Washington—The American Federation of Government Employees (AFGE) today said it will closely watch Sunday’s limited implementation of the Department of Defense’s (DoD) National Security Personnel System (NSPS). Despite the April 30 conversion of some federal employees to NSPS, AFGE scored a major victory in February when a federal judge barred full execution of the system after declaring that major provisions were illegal.
In February, U.S. District Court Judge Emmet G. Sullivan issued a ruling gutting NSPS provisions pertaining to labor relations, collective bargaining, independent third party review, adverse actions and DoD’s proposed internal labor relations panel, the National Security Labor Relations Board.
Consequently, DoD could only implement the performance management, compensation and classification, staffing and workforce shaping provisions of the system’s human resources component for 11,000 Spiral 1.1, non-bargaining unit employees.

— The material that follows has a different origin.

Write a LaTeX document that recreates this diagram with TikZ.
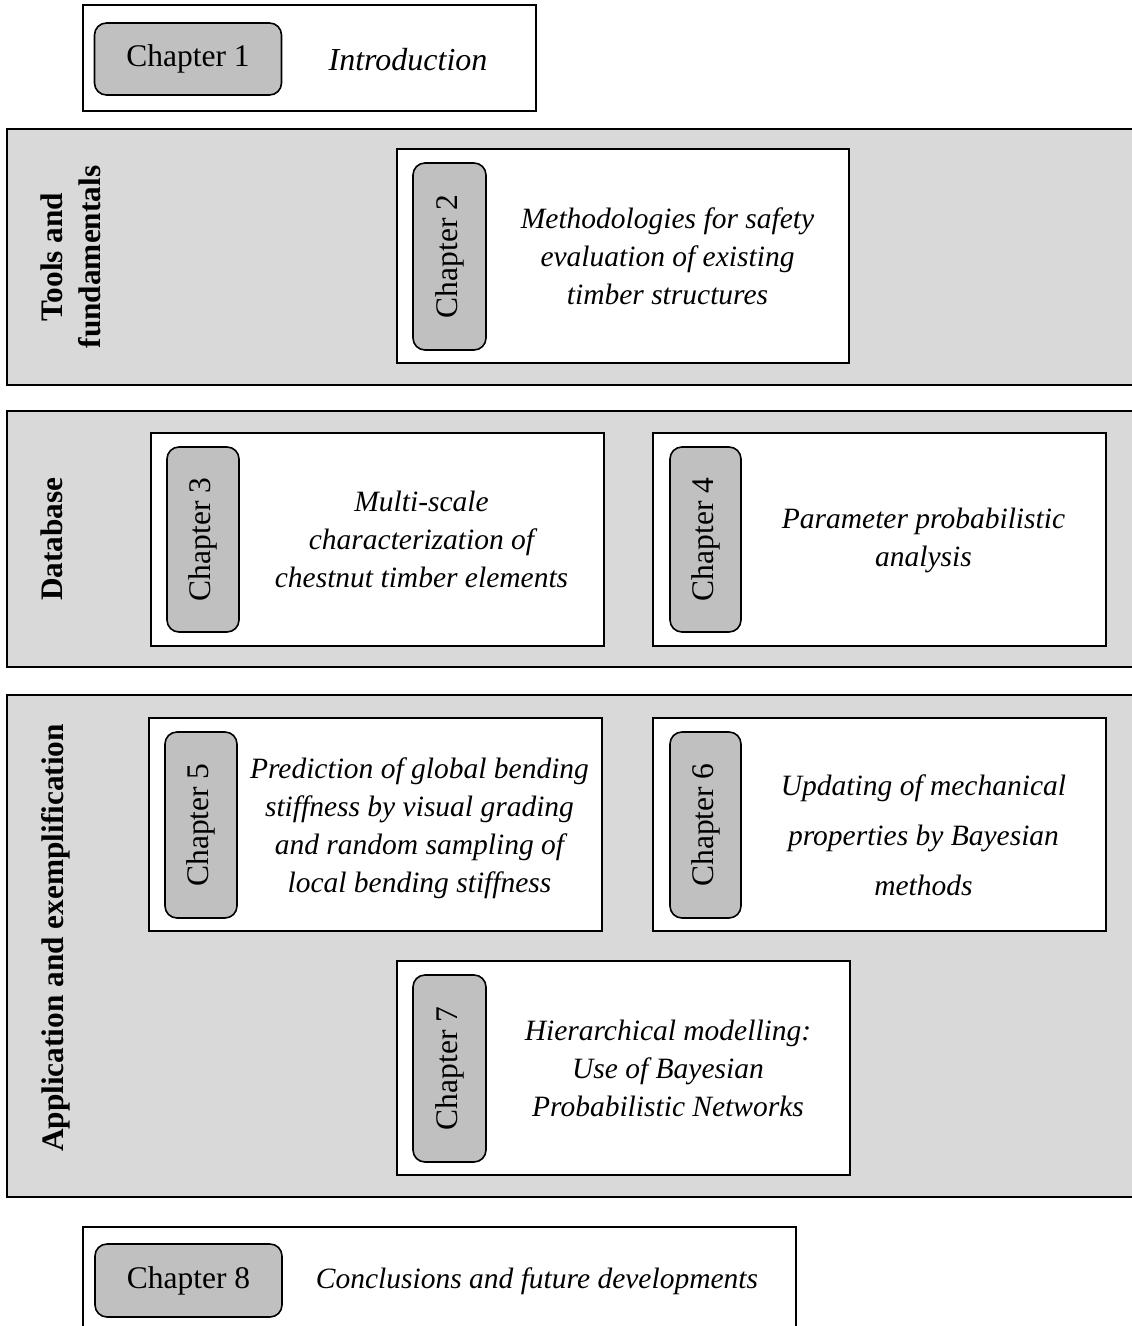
\documentclass[tikz,border=0pt]{standalone}
\usepackage{fontspec}
\setmainfont{Liberation Serif}
\definecolor{bandgray}{HTML}{D9D9D9}
\definecolor{tabgray}{HTML}{C0C0C0}

\begin{document}
\begin{tikzpicture}[x=1pt,y=-1pt,
  band/.style={draw=black, line width=2.6pt, fill=bandgray},
  card/.style={draw=black, line width=2pt, fill=white, inner sep=0pt},
  tab/.style={draw=black, line width=1.6pt, fill=tabgray, rounded corners=12pt,
    inner sep=0pt, font=\fontsize{31.5}{38}\selectfont},
  desc/.style={align=center, inner sep=0pt, font=\fontsize{29.5}{38}\selectfont\itshape},
  grouplabel/.style={rotate=90, anchor=north, align=center, inner sep=0pt,
    font=\fontsize{31.3}{38}\selectfont\bfseries}
]
\useasboundingbox (0,0) rectangle (1132,1326);
\clip (0,0) rectangle (1132,1326);

% Chapter 1: introduction
\node[card, minimum width=453pt, minimum height=106pt] (c1) at (309.5,58) {};
\node[tab, minimum width=187pt, minimum height=72pt] (t1) at (188,59) {Chapter 1};
\node[desc, font=\fontsize{32}{38}\selectfont\itshape] (d1) at (408,60) {Introduction};

% Band: tools and fundamentals
\path[band] (7,129) rectangle (1160,385);
\node[grouplabel] (g1) at (41,257) {Tools and\\fundamentals};
\node[card, minimum width=452pt, minimum height=214pt] (c2) at (623,256) {};
\node[tab, rotate=90, minimum width=187pt, minimum height=73pt] (t2) at (449.5,256.5) {Chapter 2};
\node[desc] (d2) at (667.5,256) {Methodologies for safety\\evaluation of existing\\timber structures};

% Band: database
\path[band] (7,411) rectangle (1160,667);
\node[grouplabel] (g2) at (41,539) {Database};
\node[card, minimum width=453pt, minimum height=213pt] (c3) at (377.5,539.5) {};
\node[tab, rotate=90, minimum width=185pt, minimum height=72pt] (t3) at (203,539.5) {Chapter 3};
\node[desc] (d3) at (421.5,539) {Multi-scale\\characterization of\\chestnut timber elements};
\node[card, minimum width=453pt, minimum height=213pt] (c4) at (879.5,539.5) {};
\node[tab, rotate=90, minimum width=185pt, minimum height=71pt] (t4) at (705.5,539.5) {Chapter 4};
\node[desc] (d4) at (923.5,540) {Parameter probabilistic\\analysis};

% Band: application and exemplification
\path[band] (7,695) rectangle (1160,1197);
\node[grouplabel] (g3) at (41,938) {Application and exemplification};
\node[card, minimum width=453pt, minimum height=213pt] (c5) at (375.5,824.5) {};
\node[tab, rotate=90, minimum width=186pt, minimum height=72pt] (t5) at (201,825) {Chapter 5};
\node[desc] (d5) at (419.5,828) {Prediction of global bending\\stiffness by visual grading\\and random sampling of\\local bending stiffness};
\node[card, minimum width=453pt, minimum height=213pt] (c6) at (879.5,824.5) {};
\node[tab, rotate=90, minimum width=186pt, minimum height=71pt] (t6) at (705.5,825) {Chapter 6};
\node[desc, font=\fontsize{29.5}{50}\selectfont\itshape] (d6) at (923.5,835) {Updating of mechanical\\properties by Bayesian\\methods};
\node[card, minimum width=453pt, minimum height=214pt] (c7) at (623.5,1068) {};
\node[tab, rotate=90, minimum width=187pt, minimum height=73pt] (t7) at (449.5,1068.5) {Chapter 7};
\node[desc] (d7) at (668,1068) {Hierarchical modelling:\\Use of Bayesian\\Probabilistic Networks};

% Chapter 8: conclusions
\path[card] (83,1227) rectangle (796,1345);
\node[tab, minimum width=187pt, minimum height=73pt] (t8) at (188.5,1280.5) {Chapter 8};
\node[desc] (d8) at (537,1281) {Conclusions and future developments};
\end{tikzpicture}
\end{document}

“We were pleased with the judge’s February ruling because it basically eviscerated the core of NSPS and in the short term saved hundreds of thousands of DoD employees from a system that would have gutted worker pay, eliminated collective bargaining rights, rendered whistleblower protections moot and wasted millions of taxpayer dollars,” said AFGE National President John Gage. “DoD is trying to implement a shell of their original version of NSPS. It is our hope that more litigation will keep NSPS from spreading any further.”

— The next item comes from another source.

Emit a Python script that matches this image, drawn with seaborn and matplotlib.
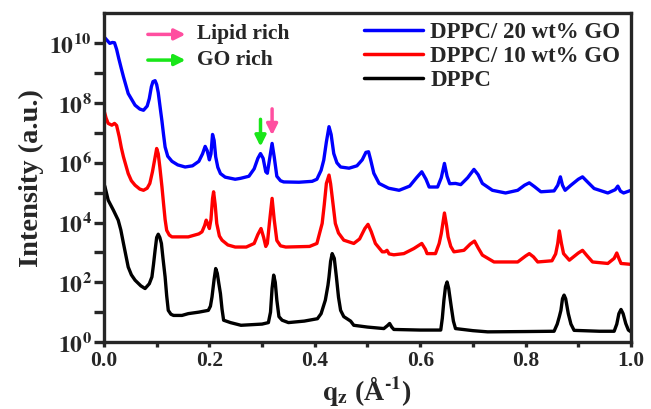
import numpy as np
import pandas as pd
import matplotlib
matplotlib.use("Agg")
import matplotlib.pyplot as plt
import seaborn as sns

# ---------------- data ----------------
series_names = ["DPPC/ 20 wt% GO", "DPPC/ 10 wt% GO", "DPPC"]
series_colors = ["#0000FF", "#FF0000", "#000000"]

go20_q = [0.000, 0.006, 0.011, 0.016, 0.020, 0.024, 0.028, 0.033, 0.037, 0.046,
          0.059, 0.068, 0.075, 0.082, 0.086, 0.090, 0.093, 0.097, 0.100, 0.103,
          0.107, 0.110, 0.113, 0.116, 0.121, 0.129, 0.140, 0.154, 0.168, 0.180,
          0.187, 0.192, 0.196, 0.200, 0.203, 0.206, 0.209, 0.212, 0.216, 0.221,
          0.230, 0.249, 0.259, 0.275, 0.285, 0.292, 0.297, 0.302, 0.307, 0.310,
          0.314, 0.319, 0.323, 0.328, 0.335, 0.341, 0.370, 0.395, 0.404, 0.412,
          0.417, 0.422, 0.427, 0.431, 0.436, 0.442, 0.449, 0.465, 0.480, 0.490,
          0.497, 0.502, 0.506, 0.512, 0.522, 0.540, 0.560, 0.580, 0.593, 0.603,
          0.611, 0.617, 0.633, 0.640, 0.646, 0.651, 0.656, 0.667, 0.677, 0.690,
          0.702, 0.710, 0.718, 0.737, 0.762, 0.785, 0.798, 0.807, 0.817, 0.829,
          0.854, 0.861, 0.866, 0.870, 0.875, 0.886, 0.900, 0.908, 0.918, 0.930,
          0.956, 0.970, 0.975, 0.980, 0.986, 1.000]
go20_log_i = [10.22, 10.10, 10.00, 10.03, 10.02, 9.80, 9.50, 9.15, 8.88, 8.32,
              7.93, 7.80, 7.76, 7.90, 8.15, 8.55, 8.72, 8.75, 8.62, 8.35,
              7.80, 7.40, 6.95, 6.53, 6.22, 6.05, 5.93, 5.86, 5.90, 6.05,
              6.30, 6.55, 6.40, 6.10, 6.30, 6.95, 6.75, 6.20, 5.85, 5.64,
              5.52, 5.45, 5.48, 5.55, 5.80, 6.15, 6.31, 6.15, 5.70, 5.65,
              6.10, 6.65, 6.20, 5.55, 5.40, 5.36, 5.35, 5.38, 5.45, 5.75,
              6.09, 6.70, 7.21, 6.95, 6.31, 6.00, 5.86, 5.82, 5.90, 6.10,
              6.35, 6.37, 6.10, 5.65, 5.31, 5.15, 5.08, 5.22, 5.50, 5.70,
              5.45, 5.19, 5.19, 5.50, 5.98, 5.55, 5.30, 5.31, 5.27, 5.50,
              5.78, 5.60, 5.31, 5.08, 4.99, 5.08, 5.25, 5.33, 5.20, 5.03,
              5.06, 5.25, 5.53, 5.25, 5.08, 5.25, 5.45, 5.53, 5.35, 5.14,
              4.99, 5.10, 5.22, 5.05, 4.99, 5.08]

go10_q = [0.000, 0.004, 0.008, 0.015, 0.020, 0.024, 0.029, 0.033, 0.037, 0.046,
          0.052, 0.059, 0.068, 0.075, 0.082, 0.087, 0.092, 0.096, 0.100, 0.103,
          0.106, 0.110, 0.113, 0.116, 0.119, 0.124, 0.129, 0.160, 0.180, 0.186,
          0.191, 0.194, 0.197, 0.200, 0.203, 0.206, 0.208, 0.211, 0.214, 0.219,
          0.224, 0.235, 0.249, 0.270, 0.285, 0.292, 0.298, 0.303, 0.307, 0.310,
          0.314, 0.319, 0.323, 0.328, 0.335, 0.345, 0.390, 0.404, 0.414, 0.418,
          0.422, 0.427, 0.430, 0.433, 0.439, 0.445, 0.455, 0.474, 0.485, 0.495,
          0.501, 0.507, 0.515, 0.528, 0.533, 0.537, 0.541, 0.550, 0.569, 0.588,
          0.603, 0.610, 0.613, 0.629, 0.636, 0.640, 0.646, 0.650, 0.653, 0.658,
          0.664, 0.683, 0.695, 0.703, 0.710, 0.718, 0.740, 0.785, 0.800, 0.807,
          0.815, 0.823, 0.850, 0.857, 0.861, 0.864, 0.868, 0.872, 0.883, 0.900,
          0.908, 0.916, 0.927, 0.956, 0.968, 0.973, 0.977, 0.981, 1.000]
go10_log_i = [7.76, 7.50, 7.32, 7.26, 7.32, 7.25, 6.87, 6.50, 6.20, 5.64,
              5.40, 5.25, 5.12, 5.08, 5.15, 5.31, 5.70, 6.09, 6.48, 6.30,
              5.86, 5.20, 4.64, 4.10, 3.74, 3.58, 3.52, 3.52, 3.62, 3.69,
              3.90, 4.08, 3.95, 3.80, 4.10, 4.80, 5.03, 4.60, 3.97, 3.55,
              3.41, 3.25, 3.18, 3.18, 3.30, 3.60, 3.80, 3.50, 3.20, 3.30,
              4.00, 4.81, 4.10, 3.40, 3.22, 3.18, 3.20, 3.30, 3.97, 4.60,
              5.31, 5.59, 5.30, 4.86, 3.97, 3.65, 3.41, 3.30, 3.45, 3.80,
              3.94, 3.70, 3.30, 3.02, 3.02, 3.07, 2.95, 2.92, 2.96, 3.13,
              3.30, 3.10, 2.96, 2.96, 3.30, 3.63, 4.32, 3.90, 3.52, 3.20,
              3.02, 3.07, 3.28, 3.38, 3.15, 2.91, 2.68, 2.68, 2.88, 2.96,
              2.85, 2.68, 2.72, 2.95, 3.30, 3.72, 3.30, 2.96, 2.74, 2.98,
              3.07, 2.90, 2.68, 2.63, 2.80, 2.98, 2.80, 2.63, 2.60]

dppc_q = [0.000, 0.002, 0.008, 0.018, 0.027, 0.032, 0.037, 0.046, 0.052, 0.059,
          0.070, 0.078, 0.086, 0.091, 0.094, 0.097, 0.100, 0.103, 0.106, 0.109,
          0.112, 0.116, 0.119, 0.122, 0.127, 0.132, 0.148, 0.160, 0.180, 0.198,
          0.202, 0.205, 0.209, 0.212, 0.215, 0.218, 0.221, 0.224, 0.227, 0.240,
          0.260, 0.300, 0.312, 0.316, 0.319, 0.322, 0.325, 0.328, 0.332, 0.338,
          0.350, 0.380, 0.405, 0.412, 0.420, 0.425, 0.427, 0.430, 0.433, 0.437,
          0.441, 0.445, 0.449, 0.455, 0.468, 0.474, 0.500, 0.531, 0.538, 0.542,
          0.546, 0.550, 0.600, 0.639, 0.642, 0.645, 0.648, 0.651, 0.654, 0.659,
          0.663, 0.667, 0.700, 0.728, 0.800, 0.854, 0.860, 0.864, 0.867, 0.870,
          0.873, 0.876, 0.881, 0.886, 0.892, 0.940, 0.968, 0.973, 0.977, 0.981,
          0.985, 0.990, 0.995, 1.000]
dppc_log_i = [5.30, 5.19, 4.75, 4.41, 4.08, 3.75, 3.30, 2.51, 2.25, 2.07,
              1.88, 1.79, 1.95, 2.18, 2.60, 3.07, 3.50, 3.61, 3.50, 3.30,
              2.80, 2.18, 1.55, 1.06, 0.93, 0.89, 0.89, 0.95, 1.00, 1.06,
              1.20, 1.51, 2.10, 2.46, 2.30, 1.95, 1.62, 1.10, 0.73, 0.65,
              0.56, 0.60, 0.65, 1.00, 1.80, 2.24, 2.00, 1.40, 0.85, 0.73,
              0.65, 0.70, 0.78, 0.95, 1.40, 1.90, 2.18, 2.70, 2.96, 2.80,
              2.18, 1.50, 1.06, 0.85, 0.70, 0.56, 0.50, 0.45, 0.55, 0.62,
              0.50, 0.42, 0.40, 0.40, 0.80, 1.40, 1.85, 2.01, 1.80, 1.17,
              0.70, 0.45, 0.38, 0.34, 0.35, 0.36, 0.60, 0.85, 1.06, 1.45,
              1.57, 1.45, 0.95, 0.60, 0.39, 0.36, 0.36, 0.60, 0.95, 1.09,
              0.95, 0.62, 0.40, 0.34]

xtick_values = [0.0, 0.1, 0.2, 0.3, 0.4, 0.5, 0.6, 0.7, 0.8, 0.9, 1.0]
xtick_labels = ["0.0", "", "0.2", "", "0.4", "", "0.6", "", "0.8", "", "1.0"]
ytick_exponents = [0, 1, 2, 3, 4, 5, 6, 7, 8, 9, 10]
ytick_labels = [r"$\mathbf{10^{%d}}$" % e if e % 2 == 0 else "" for e in ytick_exponents]

# ---------------- style ----------------
sns.set_style("ticks")
plt.rcParams["font.family"] = ["Liberation Serif", "DejaVu Serif"]
plt.rcParams["font.weight"] = "bold"
plt.rcParams["mathtext.fontset"] = "stix"
plt.rcParams["axes.linewidth"] = 2.4

fig = plt.figure(figsize=(6.51, 4.09), dpi=100)
ax = fig.add_axes([0.1597, 0.1638, 0.8096, 0.8032])

frames = []
for name, q, li in [(series_names[2], dppc_q, dppc_log_i),
                    (series_names[1], go10_q, go10_log_i),
                    (series_names[0], go20_q, go20_log_i)]:
    frames.append(pd.DataFrame({"q": q, "I": np.power(10.0, li), "sample": name}))
df = pd.concat(frames, ignore_index=True)

palette = dict(zip(series_names, series_colors))
sns.lineplot(data=df, x="q", y="I", hue="sample", hue_order=series_names,
             palette=palette, estimator=None, sort=False, linewidth=2.4, ax=ax)

ax.set_yscale("log")
ax.set_xlim(0, 1.0)
ax.set_ylim(1, 1e11)
ax.set_yticks([10.0 ** e for e in ytick_exponents])
ax.set_yticklabels(ytick_labels)
ax.yaxis.set_minor_locator(matplotlib.ticker.NullLocator())
ax.set_xticks(xtick_values)
ax.set_xticklabels(xtick_labels)
ax.tick_params(axis="y", direction="out", length=7, width=2.4, labelsize=17, pad=2)
ax.tick_params(axis="x", direction="out", length=3.5, width=2.4, labelsize=15.5, pad=3)
for lab in ax.get_xticklabels():
    lab.set_fontweight("bold")

ax.set_xlabel("$\\mathbf{q_z}$ (Å$^{\\mathbf{\u2010}\\mathbf{1}}$)", fontsize=20,
              fontweight="bold", labelpad=2)
ax.set_ylabel("Intensity (a.u.)", fontsize=20.5, fontweight="bold", labelpad=4)

for side in ["top", "right", "left", "bottom"]:
    ax.spines[side].set_visible(True)
    ax.spines[side].set_linewidth(2.4)

leg = ax.legend(loc="upper right", bbox_to_anchor=(0.995, 1.0), frameon=False,
                prop={"family": "Liberation Serif", "weight": "bold", "size": 16.5},
                handlelength=2.6, handletextpad=0.3, labelspacing=0.14,
                borderaxespad=0.15, borderpad=0.2)
for line in leg.get_lines():
    line.set_linewidth(2.5)

pink = "#FF4FA0"
green = "#19E619"
ax.annotate("", xy=(0.160, 10 ** 10.3), xytext=(0.078, 10 ** 10.3),
            arrowprops=dict(arrowstyle="-|>", color=pink, lw=2.5, mutation_scale=16))
ax.annotate("", xy=(0.160, 10 ** 9.44), xytext=(0.078, 10 ** 9.44),
            arrowprops=dict(arrowstyle="-|>", color=green, lw=2.5, mutation_scale=16))
ax.text(0.177, 10 ** 10.3, "Lipid rich", fontsize=15.5, fontweight="bold", va="center", ha="left")
ax.text(0.177, 10 ** 9.44, "GO rich", fontsize=15.5, fontweight="bold", va="center", ha="left")
ax.annotate("", xy=(0.319, 10 ** 6.83), xytext=(0.319, 10 ** 7.9),
            arrowprops=dict(arrowstyle="-|>", color=pink, lw=2.5, mutation_scale=16))
ax.annotate("", xy=(0.297, 10 ** 6.45), xytext=(0.297, 10 ** 7.55),
            arrowprops=dict(arrowstyle="-|>", color=green, lw=2.5, mutation_scale=16))

fig.savefig("out.png", dpi=100)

AFGE warns DoD employees not to be fooled by the one-time pay bump for newly converted employees.
“What DoD doesn’t tell these employees is that unlike the GS system that NSPS is trying to replace, these payments may be the last pay increases they will ever see thanks to this new system,” said Gage. “It smacks of bribery, and if you have an honest and fair pay system, you shouldn’t have to bribe anyone.”
DoD planned to implement NSPS in the spring of 2005, but legal challenges from AFGE and other unions forced several delays, culminating in Judge Sullivan’s February ruling. This week AFGE plans to appeal parts of the judge’s decision that it did not agree with. DoD has already filed an appeal of Judge Sullivan’s original ruling. A hearing is expected this fall.
If fully implemented, NSPS would affect more than 700,000 DoD employees.